◆ **Your task**
Print the listing from its top line through the line containing "const revTicks = ['$-','$20','$40','$60','$80','$100','$120'];", nothing more, and leave out the pictures.

--- Begin ---

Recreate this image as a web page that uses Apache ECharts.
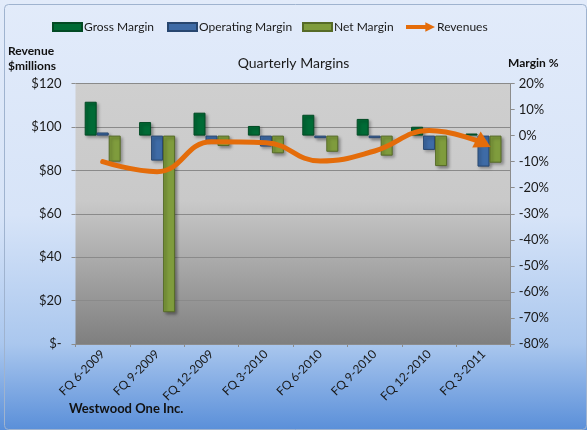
<!DOCTYPE html>
<html><head><meta charset="utf-8">
<script src="https://cdn.jsdelivr.net/npm/echarts@6/dist/echarts.min.js"></script>
<style>html,body{margin:0;padding:0;background:#fff}#c{width:587px;height:430px}</style>
</head><body><div id="c"></div>
<script>
const categories = ['FQ 6-2009','FQ 9-2009','FQ 12-2009','FQ 3-2010','FQ 6-2010','FQ 9-2010','FQ 12-2010','FQ 3-2011'];
const grossMargin = [13.0, 5.2, 8.8, 3.7, 8.0, 6.4, 3.4, 0.8];
const operatingMargin = [1.2, -9.6, -2.3, -4.2, -1.0, -1.0, -5.5, -11.9];
const netMargin = [-10.0, -67.8, -4.0, -6.8, -6.2, -7.7, -11.7, -10.4];
const revenues = [84.0, 79.4, 93.2, 92.7, 84.3, 88.9, 98.3, 92.5];
const revTicks = ['$-','$20','$40','$60','$80','$100','$120'];

const FONT = 'Lato';
const chart = echarts.init(document.getElementById('c'), null, {renderer:'canvas'});
function barStyle(fill, border){
  return {color: fill, borderColor: border, borderWidth: 1,
    shadowColor:'rgba(0,0,0,0.35)', shadowBlur:3, shadowOffsetX:2, shadowOffsetY:2};
}
const arrowPath = 'path://M0,3 L20,3 L20,0 L30,5 L20,10 L20,7 L0,7 Z';
const revData = revenues.map((v,i)=> i===revenues.length-1 ? {value:v, symbol:'triangle', symbolSize:[18,16], symbolRotate:-118} : {value:v});
function leg(name, left, icon){
  return {data:[{name:name, icon:icon}], left:left, top:16, itemWidth:29, itemHeight:icon===arrowPath?11:8,
    textStyle:{fontFamily:FONT, fontSize:12, color:'#1a1a1a', padding:[0,0,0,-3]}, selectedMode:false};
}
chart.setOption({
  animation:false,
  backgroundColor:{type:'linear',x:0,y:0,x2:0,y2:1,colorStops:[
    {offset:0,color:'#e2ebfa'},{offset:0.5,color:'#d7e4f8'},{offset:0.8,color:'#aac7ee'},{offset:1,color:'#5a8fd9'}]},
  graphic:[
    {type:'rect', left:2, top:2, shape:{width:582, height:425, r:4}, style:{fill:'none', stroke:'#9fb3cf', lineWidth:1}, silent:true},
    {type:'text', left:8, top:44, style:{text:'Revenue\n$millions', font:'bold 12px '+FONT, fill:'#111', lineHeight:15}},
    {type:'text', left:508, top:57, style:{text:'Margin %', font:'bold 12px '+FONT, fill:'#111'}},
    {type:'text', left:69, top:402, style:{text:'Westwood One Inc.', font:'bold 13px '+FONT, fill:'#111'}}
  ],
  title:{text:'Quarterly Margins', left:'center', top:51, textStyle:{fontFamily:FONT, fontSize:14, fontWeight:'normal', color:'#1a1a1a'}},
  legend:[
    leg('Gross Margin', 47, 'rect'),
    leg('Operating Margin', 162, 'rect'),
    leg('Net Margin', 297, 'rect'),
    leg('Revenues', 401, arrowPath)
  ],
  grid:{left:75.5, right:76.3, top:83.5, bottom:86,
    show:true, borderWidth:0,
    backgroundColor:{type:'linear',x:0,y:0,x2:0,y2:1,colorStops:[
      {offset:0,color:'#cfcfcf'},{offset:0.45,color:'#c9c9c9'},{offset:1,color:'#7f7f7f'}]}},
  xAxis:{type:'category', data:categories,
    axisLine:{show:true, lineStyle:{color:'#8c8c8c'}},
    axisTick:{show:true, alignWithLabel:false, length:3, lineStyle:{color:'#8c8c8c'}},
    axisLabel:{rotate:45, fontFamily:FONT, fontSize:12, color:'#1a1a1a', margin:8, interval:0}},
  yAxis:[
    {type:'value', min:0, max:120, interval:20, position:'left',
      axisLine:{show:false}, axisTick:{show:true, length:4, lineStyle:{color:'#8c8c8c'}},
      splitLine:{show:true, lineStyle:{color:'#8a8a8a', width:1}},
      axisLabel:{fontFamily:FONT, fontSize:13, color:'#1a1a1a', margin:14,
        formatter:(v)=>revTicks[Math.round(v/20)]}},
    {type:'value', min:-80, max:20, interval:10, position:'right',
      axisLine:{show:true, lineStyle:{color:'#8c8c8c'}}, axisTick:{show:true, length:4, lineStyle:{color:'#8c8c8c'}},
      splitLine:{show:false},
      axisLabel:{fontFamily:FONT, fontSize:13, color:'#1a1a1a', margin:8, formatter:(v)=>v+'%'}}
  ],
  series:[
    {name:'Gross Margin', type:'bar', yAxisIndex:1, data:grossMargin, barWidth:12, barGap:'0%',
      itemStyle:barStyle('#006b36','#024a24')},
    {name:'Operating Margin', type:'bar', yAxisIndex:1, data:operatingMargin, barWidth:12, barGap:'0%',
      itemStyle:barStyle('#3e6ba6','#27466f')},
    {name:'Net Margin', type:'bar', yAxisIndex:1, data:netMargin, barWidth:12, barGap:'0%',
      itemStyle:barStyle('#7f9c3d','#566b27')},
    {name:'Revenues', type:'line', yAxisIndex:0, data:revData, smooth:0.45,
      symbol:'none', showSymbol:true,
      lineStyle:{color:'#e46c0a', width:5, cap:'round'}, itemStyle:{color:'#e46c0a'}, z:5}
  ]
});
</script></body></html>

--- End ---

◆ **Response to this exercise**
Recreate this image as a web page that uses Apache ECharts.
<!DOCTYPE html>
<html><head><meta charset="utf-8">
<script src="https://cdn.jsdelivr.net/npm/echarts@6/dist/echarts.min.js"></script>
<style>html,body{margin:0;padding:0;background:#fff}#c{width:587px;height:430px}</style>
</head><body><div id="c"></div>
<script>
const categories = ['FQ 6-2009','FQ 9-2009','FQ 12-2009','FQ 3-2010','FQ 6-2010','FQ 9-2010','FQ 12-2010','FQ 3-2011'];
const grossMargin = [13.0, 5.2, 8.8, 3.7, 8.0, 6.4, 3.4, 0.8];
const operatingMargin = [1.2, -9.6, -2.3, -4.2, -1.0, -1.0, -5.5, -11.9];
const netMargin = [-10.0, -67.8, -4.0, -6.8, -6.2, -7.7, -11.7, -10.4];
const revenues = [84.0, 79.4, 93.2, 92.7, 84.3, 88.9, 98.3, 92.5];
const revTicks = ['$-','$20','$40','$60','$80','$100','$120'];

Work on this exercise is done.